Today marks 100 years since the allied landings in Gallipoli. Since 1920 the 25th April has been Anzac Day in Australia and New Zealand; a day to remember the sacrifices of service personnel in both nations in The Great War and wars since. The Gallipoli campaign, perhaps more than any other campaign in WW1, helped define the new Australian nation and its independence from the old world. In total General Bridwood, commander of the ANZAC Corps, had 30,638 men when they landed at ANZAC bay and after a brief assault the allied forces hit strong resistance and the campaign descended into a precarious stalemate. By the time allied forces withdrew 56,707 men had been killed, including 8,709 Australians and 2,721 New Zealanders.Tonight’s object is a small collar badge from an Australian Uniform:This little badge, repeated as a larger cap badge, consists of a King’s crown with a scroll below reading ‘Australian Commonwealth Military Forces’ and backed by a semicircle of bayonet blades. The badge is commonly known as the ‘Rising Sun’; apparently the nickname was coined before World War One by soldiers in Melbourne whose barracks were near to the Hoadley’s Jam Factory. The factory produced a brand of jam, supplied to the Australian Army, called ‘Rising Sun’ with a similar logo to the badge.

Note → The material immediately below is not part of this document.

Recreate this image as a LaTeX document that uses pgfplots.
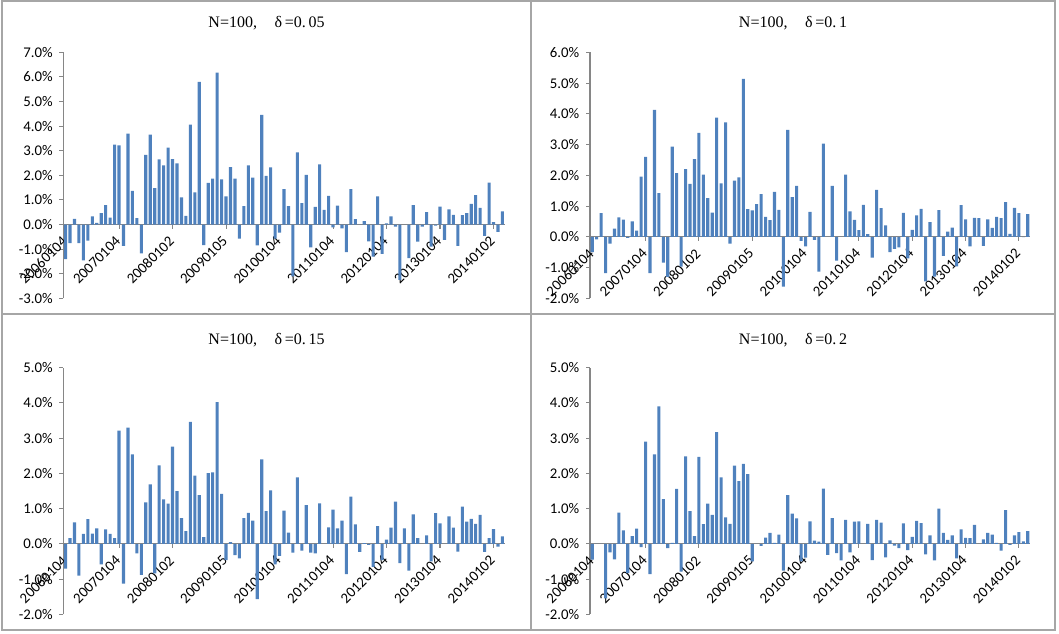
\documentclass[border=0pt]{standalone}
\usepackage{fontspec}
\setmainfont{Carlito}
\newfontfamily\titlefont{Liberation Serif}
\usepackage{pgfplots}
\usepackage{pgfplotstable}
\pgfplotsset{compat=1.18}

\definecolor{barblue}{HTML}{4F81BD}
\definecolor{axisgray}{HTML}{868686}
\definecolor{framegray}{HTML}{A6A6A6}

% monthly excess returns (%), N=100, one column per delta
\pgfplotstableread{
i  d05   d10   d15   d20
0  -1.41 -0.50 -0.70 -0.45
1  -0.76 -0.08  0.16  0.00
2   0.23  0.77  0.61  0.00
3  -0.76 -1.18 -0.90 -1.55
4  -1.46 -0.22  0.28 -0.24
5  -0.65  0.27  0.70 -0.44
6   0.33  0.63  0.29  0.89
7   0.07  0.56  0.44  0.38
8   0.46 -0.03 -0.58 -0.83
9   0.79  0.50  0.41  0.22
10  0.28  0.20  0.28  0.43
11  3.25  1.96  0.16 -0.09
12  3.22  2.60  3.21  2.90
13 -0.87 -1.18 -1.13 -0.86
14  3.70  4.13  3.30  2.54
15  1.37  1.42  2.54  3.90
16  0.26 -0.84 -0.27  1.27
17 -1.17 -1.30 -0.88 -0.12
18  2.83  2.93  1.18  0.03
19  3.66  2.07  1.69  1.56
20  1.48 -0.97 -0.84 -0.79
21  2.65  2.20  2.23  2.48
22  2.41  1.72  1.26  0.93
23  3.13  2.53  1.14  0.22
24  2.66  3.38  2.76  2.47
25  2.49  2.02  1.50  0.56
26  1.10  1.26  0.73  1.14
27  0.35  0.79  0.36  0.82
28  4.06  3.88  3.46  3.17
29  1.31  1.74  1.94  1.89
30  5.80  3.72  1.38  0.75
31 -0.84 -0.22  0.19  0.57
32  1.69  1.83  2.01  2.22
33  1.87  1.93  2.03  1.78
34  6.18  5.14  4.02  2.27
35  1.84  0.90  1.42  1.98
36  1.14  0.86 -0.46 -0.50
37  2.33  1.06  0.05  0.00
38  1.87  1.39 -0.32 -0.06
39 -0.57  0.65 -0.41  0.18
40  0.75  0.54  0.73  0.31
41  2.41  1.46  0.88  0.03
42  1.91  0.88  0.66  0.26
43 -0.85 -1.62 -1.57 -0.76
44  4.46  3.48  2.40  1.38
45  1.98  1.29  0.93  0.86
46  2.32  1.66  1.52  0.72
47 -0.57 -0.13 -0.58 -0.50
48 -0.33 -0.31 -0.34 -0.39
49  1.44  0.81  0.94  0.64
50  0.75 -0.10  0.32  0.09
51 -2.11 -1.13 -0.25  0.06
52  2.93  3.03  1.89  1.57
53  0.87  0.00 -0.19 -0.31
54  2.02  1.66  1.10  0.73
55 -0.93 -0.77 -0.25 -0.26
56  0.72  0.00 -0.27 -0.47
57  2.45  2.02  1.15  0.68
58  0.60  0.83  0.00 -0.24
59  1.17  0.55  0.47  0.63
60 -0.12  0.22  0.97  0.64
61  0.77  1.04  0.44  0.00
62 -0.16  0.09  0.66  0.57
63 -1.12 -0.68 -0.86 -0.46
64  1.44  1.53  1.34  0.68
65  0.22  0.93  0.55  0.60
66  0.00  0.37 -0.23 -0.38
67  0.14 -0.50  0.02  0.10
68 -0.68 -0.39 -0.03 -0.05
69 -1.30 -0.34 -0.65 -0.12
70  1.14  0.78  0.50  0.58
71 -1.19 -0.70 -0.46 -0.18
72  0.05  0.23  0.12  0.20
73  0.33  0.70  0.46  0.65
74 -0.08  0.91  1.20  0.59
75 -2.25 -1.45 -0.55 -0.30
76  0.00  0.48  0.44  0.24
77 -1.37 -1.29 -0.76 -0.47
78  0.79  0.87  0.84  1.00
79 -0.69 -0.62  0.16  0.31
80 -0.08  0.17  0.00  0.11
81  0.50  0.30  0.24  0.24
82 -0.90 -0.96 -0.50 -0.41
83 -0.04  1.03  0.87  0.41
84  0.73  0.57  0.58  0.17
85 -0.62 -0.31  0.00  0.16
86  0.62  0.62  0.78  0.54
87  0.39  0.61  0.46  0.00
88 -0.87 -0.29 -0.22  0.13
89  0.38  0.57  1.06  0.31
90  0.46  0.29  0.63  0.26
91  0.84  0.65  0.71  0.03
92  1.20  0.61  0.57 -0.19
93  0.68  1.13  0.82  0.96
94 -0.46  0.10 -0.23 -0.03
95  1.70  0.94  0.16  0.24
96  0.10  0.77  0.42  0.33
97 -0.30 -0.01 -0.08  0.07
98  0.53  0.74  0.21  0.36
}\ret

\pgfplotsset{
  panel/.style={
    scale only axis,
    anchor=south west,
    width=331pt,
    xmin=-0.5, xmax=98.5,
    axis x line=middle,
    axis y line=left,
    axis line style={axisgray, line width=0.8pt, -},
    hide obscured x ticks=false,
    hide obscured y ticks=false,
    xtick={0,12,...,96},
    xticklabels={20060104,20070104,20080102,20090105,20100104,20110104,20120104,20130104,20140102},
    tick style={axisgray, line width=0.8pt},
    major tick length=3pt,
    tick align=outside,
    xticklabel shift=7pt,
    xticklabel style={rotate=45, anchor=east, font=\fontsize{11.1}{13}\selectfont, inner sep=1pt},
    yticklabel style={font=\fontsize{11.1}{13}\selectfont},
    yticklabel shift=1.5pt,
    clip=false,
  },
  bars/.style={ybar, fill=barblue, draw=none, bar width=0.7},
}

\begin{document}
\begin{tikzpicture}
\useasboundingbox (0,0) rectangle (794.25pt,474.75pt);

% frame of the four charts
\draw[framegray, line width=1.2pt] (1.5pt,2.25pt) rectangle (791.25pt,474pt);
\draw[framegray, line width=1.2pt] (398.25pt,2.25pt) -- (398.25pt,474pt);
\draw[framegray, line width=1.2pt] (1.5pt,239.25pt) -- (791.25pt,239.25pt);

\begin{axis}[panel, at={(47.5pt,251pt)}, height=184.5pt,
  ymin=-3, ymax=7, ytick={-3,...,7},
  yticklabels={-3.0\%,-2.0\%,-1.0\%,0.0\%,1.0\%,2.0\%,3.0\%,4.0\%,5.0\%,6.0\%,7.0\%}]
  \addplot[bars] table[x=i, y=d05] {\ret};
\end{axis}

\begin{axis}[panel, at={(442.5pt,251pt)}, width=330pt, height=184.5pt,
  ymin=-2, ymax=6, ytick={-2,...,6},
  yticklabels={-2.0\%,-1.0\%,0.0\%,1.0\%,2.0\%,3.0\%,4.0\%,5.0\%,6.0\%}]
  \addplot[bars] table[x=i, y=d10] {\ret};
\end{axis}

\begin{axis}[panel, at={(47.5pt,14pt)}, height=185pt,
  ymin=-2, ymax=5, ytick={-2,...,5},
  yticklabels={-2.0\%,-1.0\%,0.0\%,1.0\%,2.0\%,3.0\%,4.0\%,5.0\%}]
  \addplot[bars] table[x=i, y=d15] {\ret};
\end{axis}

\begin{axis}[panel, at={(442.5pt,14pt)}, width=330pt, height=185pt,
  ymin=-2, ymax=5, ytick={-2,...,5},
  yticklabels={-2.0\%,-1.0\%,0.0\%,1.0\%,2.0\%,3.0\%,4.0\%,5.0\%}]
  \addplot[bars] table[x=i, y=d20] {\ret};
\end{axis}

% chart titles
\node[font=\titlefont\fontsize{12}{14}\selectfont] at (199.9pt,457.5pt) {N=100,\hspace{1.1em}δ\,=0.\,05};
\node[font=\titlefont\fontsize{12}{14}\selectfont] at (594.75pt,457.5pt) {N=100,\hspace{1.1em}δ\,=0.\,1};
\node[font=\titlefont\fontsize{12}{14}\selectfont] at (199.9pt,220pt) {N=100,\hspace{1.1em}δ\,=0.\,15};
\node[font=\titlefont\fontsize{12}{14}\selectfont] at (594.75pt,220pt) {N=100,\hspace{1.1em}δ\,=0.\,2};
\end{tikzpicture}
\end{document}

Variations on this design of badge have been used by Australia up to the present day, the design having a particularly emotional attachment to all who have served in Australia’s armed forces.
Robert Fleming described the Australian experience of WW1 as defining the Australian character ever since:
“The AIF ‘Digger’ came to define what it meant to be an Australian: egalitarian, meritocratic, hard-working, leisure-loving, giving others a ‘fair go’, and – above all else- never letting his mates down.”